• **TASK DIRECTIONS**: Return the listing below in full, with every line exactly as it is.

• **DATA**:
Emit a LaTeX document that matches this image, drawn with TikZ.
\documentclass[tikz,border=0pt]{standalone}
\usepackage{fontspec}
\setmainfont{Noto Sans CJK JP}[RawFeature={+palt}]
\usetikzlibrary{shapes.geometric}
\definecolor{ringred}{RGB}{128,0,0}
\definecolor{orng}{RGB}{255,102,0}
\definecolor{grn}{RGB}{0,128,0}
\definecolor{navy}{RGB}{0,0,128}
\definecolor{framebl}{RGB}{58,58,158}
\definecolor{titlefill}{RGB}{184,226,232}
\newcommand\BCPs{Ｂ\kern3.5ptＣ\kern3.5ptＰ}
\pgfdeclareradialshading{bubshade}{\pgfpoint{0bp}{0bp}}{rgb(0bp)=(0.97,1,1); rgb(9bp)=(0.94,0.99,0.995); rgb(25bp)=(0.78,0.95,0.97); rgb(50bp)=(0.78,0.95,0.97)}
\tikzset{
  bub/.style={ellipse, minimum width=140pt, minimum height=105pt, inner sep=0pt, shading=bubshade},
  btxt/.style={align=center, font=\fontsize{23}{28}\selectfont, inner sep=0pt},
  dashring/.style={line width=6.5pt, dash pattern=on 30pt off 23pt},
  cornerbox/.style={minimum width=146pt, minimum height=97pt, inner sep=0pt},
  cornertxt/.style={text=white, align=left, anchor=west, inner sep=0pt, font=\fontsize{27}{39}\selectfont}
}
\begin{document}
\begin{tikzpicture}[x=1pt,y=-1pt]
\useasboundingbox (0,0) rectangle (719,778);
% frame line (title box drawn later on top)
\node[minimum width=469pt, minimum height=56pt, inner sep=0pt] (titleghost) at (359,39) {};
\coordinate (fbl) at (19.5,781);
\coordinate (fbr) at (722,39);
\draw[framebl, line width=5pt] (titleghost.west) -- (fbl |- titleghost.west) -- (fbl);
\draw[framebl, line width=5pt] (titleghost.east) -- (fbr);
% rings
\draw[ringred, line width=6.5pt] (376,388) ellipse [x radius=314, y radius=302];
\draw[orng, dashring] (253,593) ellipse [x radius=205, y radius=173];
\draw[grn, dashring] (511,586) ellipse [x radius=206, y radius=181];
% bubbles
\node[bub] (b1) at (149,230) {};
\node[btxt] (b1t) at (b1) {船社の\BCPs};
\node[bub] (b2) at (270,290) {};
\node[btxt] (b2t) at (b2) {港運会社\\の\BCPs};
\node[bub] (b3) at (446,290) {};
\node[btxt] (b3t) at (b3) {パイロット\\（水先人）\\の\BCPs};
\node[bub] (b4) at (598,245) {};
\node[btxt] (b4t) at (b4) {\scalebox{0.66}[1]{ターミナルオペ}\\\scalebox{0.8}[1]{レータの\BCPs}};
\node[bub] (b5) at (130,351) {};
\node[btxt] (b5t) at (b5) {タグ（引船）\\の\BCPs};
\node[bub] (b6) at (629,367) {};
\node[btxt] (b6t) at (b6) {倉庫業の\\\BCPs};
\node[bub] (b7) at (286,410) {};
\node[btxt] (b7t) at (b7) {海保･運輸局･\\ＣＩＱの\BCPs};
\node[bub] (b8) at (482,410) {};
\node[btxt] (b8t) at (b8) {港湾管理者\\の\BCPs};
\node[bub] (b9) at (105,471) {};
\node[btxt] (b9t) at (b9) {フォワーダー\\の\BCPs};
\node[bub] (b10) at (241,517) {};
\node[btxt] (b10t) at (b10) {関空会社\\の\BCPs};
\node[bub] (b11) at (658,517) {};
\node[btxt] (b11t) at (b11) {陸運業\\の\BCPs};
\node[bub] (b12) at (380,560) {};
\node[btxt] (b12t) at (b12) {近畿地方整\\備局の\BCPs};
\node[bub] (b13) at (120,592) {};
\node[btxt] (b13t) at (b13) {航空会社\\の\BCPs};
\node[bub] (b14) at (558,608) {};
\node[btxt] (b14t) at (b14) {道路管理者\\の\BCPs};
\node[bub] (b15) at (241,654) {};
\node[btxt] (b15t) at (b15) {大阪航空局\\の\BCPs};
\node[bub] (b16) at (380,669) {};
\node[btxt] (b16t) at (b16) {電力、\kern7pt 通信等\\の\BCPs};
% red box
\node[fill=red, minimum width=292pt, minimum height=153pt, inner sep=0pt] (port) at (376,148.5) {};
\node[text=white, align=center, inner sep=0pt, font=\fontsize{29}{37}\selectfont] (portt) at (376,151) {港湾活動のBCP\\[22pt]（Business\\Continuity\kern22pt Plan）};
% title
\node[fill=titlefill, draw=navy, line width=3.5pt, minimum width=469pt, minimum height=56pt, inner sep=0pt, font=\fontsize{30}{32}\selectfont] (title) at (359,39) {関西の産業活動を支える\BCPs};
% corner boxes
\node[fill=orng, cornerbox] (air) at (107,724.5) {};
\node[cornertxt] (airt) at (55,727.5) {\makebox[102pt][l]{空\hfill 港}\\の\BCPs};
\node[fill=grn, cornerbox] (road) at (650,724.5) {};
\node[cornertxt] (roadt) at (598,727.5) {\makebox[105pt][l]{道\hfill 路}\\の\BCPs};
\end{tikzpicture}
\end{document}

• **RESULT OF THIS EXERCISE**:
Emit a LaTeX document that matches this image, drawn with TikZ.
\documentclass[tikz,border=0pt]{standalone}
\usepackage{fontspec}
\setmainfont{Noto Sans CJK JP}[RawFeature={+palt}]
\usetikzlibrary{shapes.geometric}
\definecolor{ringred}{RGB}{128,0,0}
\definecolor{orng}{RGB}{255,102,0}
\definecolor{grn}{RGB}{0,128,0}
\definecolor{navy}{RGB}{0,0,128}
\definecolor{framebl}{RGB}{58,58,158}
\definecolor{titlefill}{RGB}{184,226,232}
\newcommand\BCPs{Ｂ\kern3.5ptＣ\kern3.5ptＰ}
\pgfdeclareradialshading{bubshade}{\pgfpoint{0bp}{0bp}}{rgb(0bp)=(0.97,1,1); rgb(9bp)=(0.94,0.99,0.995); rgb(25bp)=(0.78,0.95,0.97); rgb(50bp)=(0.78,0.95,0.97)}
\tikzset{
  bub/.style={ellipse, minimum width=140pt, minimum height=105pt, inner sep=0pt, shading=bubshade},
  btxt/.style={align=center, font=\fontsize{23}{28}\selectfont, inner sep=0pt},
  dashring/.style={line width=6.5pt, dash pattern=on 30pt off 23pt},
  cornerbox/.style={minimum width=146pt, minimum height=97pt, inner sep=0pt},
  cornertxt/.style={text=white, align=left, anchor=west, inner sep=0pt, font=\fontsize{27}{39}\selectfont}
}
\begin{document}
\begin{tikzpicture}[x=1pt,y=-1pt]
\useasboundingbox (0,0) rectangle (719,778);
% frame line (title box drawn later on top)
\node[minimum width=469pt, minimum height=56pt, inner sep=0pt] (titleghost) at (359,39) {};
\coordinate (fbl) at (19.5,781);
\coordinate (fbr) at (722,39);
\draw[framebl, line width=5pt] (titleghost.west) -- (fbl |- titleghost.west) -- (fbl);
\draw[framebl, line width=5pt] (titleghost.east) -- (fbr);
% rings
\draw[ringred, line width=6.5pt] (376,388) ellipse [x radius=314, y radius=302];
\draw[orng, dashring] (253,593) ellipse [x radius=205, y radius=173];
\draw[grn, dashring] (511,586) ellipse [x radius=206, y radius=181];
% bubbles
\node[bub] (b1) at (149,230) {};
\node[btxt] (b1t) at (b1) {船社の\BCPs};
\node[bub] (b2) at (270,290) {};
\node[btxt] (b2t) at (b2) {港運会社\\の\BCPs};
\node[bub] (b3) at (446,290) {};
\node[btxt] (b3t) at (b3) {パイロット\\（水先人）\\の\BCPs};
\node[bub] (b4) at (598,245) {};
\node[btxt] (b4t) at (b4) {\scalebox{0.66}[1]{ターミナルオペ}\\\scalebox{0.8}[1]{レータの\BCPs}};
\node[bub] (b5) at (130,351) {};
\node[btxt] (b5t) at (b5) {タグ（引船）\\の\BCPs};
\node[bub] (b6) at (629,367) {};
\node[btxt] (b6t) at (b6) {倉庫業の\\\BCPs};
\node[bub] (b7) at (286,410) {};
\node[btxt] (b7t) at (b7) {海保･運輸局･\\ＣＩＱの\BCPs};
\node[bub] (b8) at (482,410) {};
\node[btxt] (b8t) at (b8) {港湾管理者\\の\BCPs};
\node[bub] (b9) at (105,471) {};
\node[btxt] (b9t) at (b9) {フォワーダー\\の\BCPs};
\node[bub] (b10) at (241,517) {};
\node[btxt] (b10t) at (b10) {関空会社\\の\BCPs};
\node[bub] (b11) at (658,517) {};
\node[btxt] (b11t) at (b11) {陸運業\\の\BCPs};
\node[bub] (b12) at (380,560) {};
\node[btxt] (b12t) at (b12) {近畿地方整\\備局の\BCPs};
\node[bub] (b13) at (120,592) {};
\node[btxt] (b13t) at (b13) {航空会社\\の\BCPs};
\node[bub] (b14) at (558,608) {};
\node[btxt] (b14t) at (b14) {道路管理者\\の\BCPs};
\node[bub] (b15) at (241,654) {};
\node[btxt] (b15t) at (b15) {大阪航空局\\の\BCPs};
\node[bub] (b16) at (380,669) {};
\node[btxt] (b16t) at (b16) {電力、\kern7pt 通信等\\の\BCPs};
% red box
\node[fill=red, minimum width=292pt, minimum height=153pt, inner sep=0pt] (port) at (376,148.5) {};
\node[text=white, align=center, inner sep=0pt, font=\fontsize{29}{37}\selectfont] (portt) at (376,151) {港湾活動のBCP\\[22pt]（Business\\Continuity\kern22pt Plan）};
% title
\node[fill=titlefill, draw=navy, line width=3.5pt, minimum width=469pt, minimum height=56pt, inner sep=0pt, font=\fontsize{30}{32}\selectfont] (title) at (359,39) {関西の産業活動を支える\BCPs};
% corner boxes
\node[fill=orng, cornerbox] (air) at (107,724.5) {};
\node[cornertxt] (airt) at (55,727.5) {\makebox[102pt][l]{空\hfill 港}\\の\BCPs};
\node[fill=grn, cornerbox] (road) at (650,724.5) {};
\node[cornertxt] (roadt) at (598,727.5) {\makebox[105pt][l]{道\hfill 路}\\の\BCPs};
\end{tikzpicture}
\end{document}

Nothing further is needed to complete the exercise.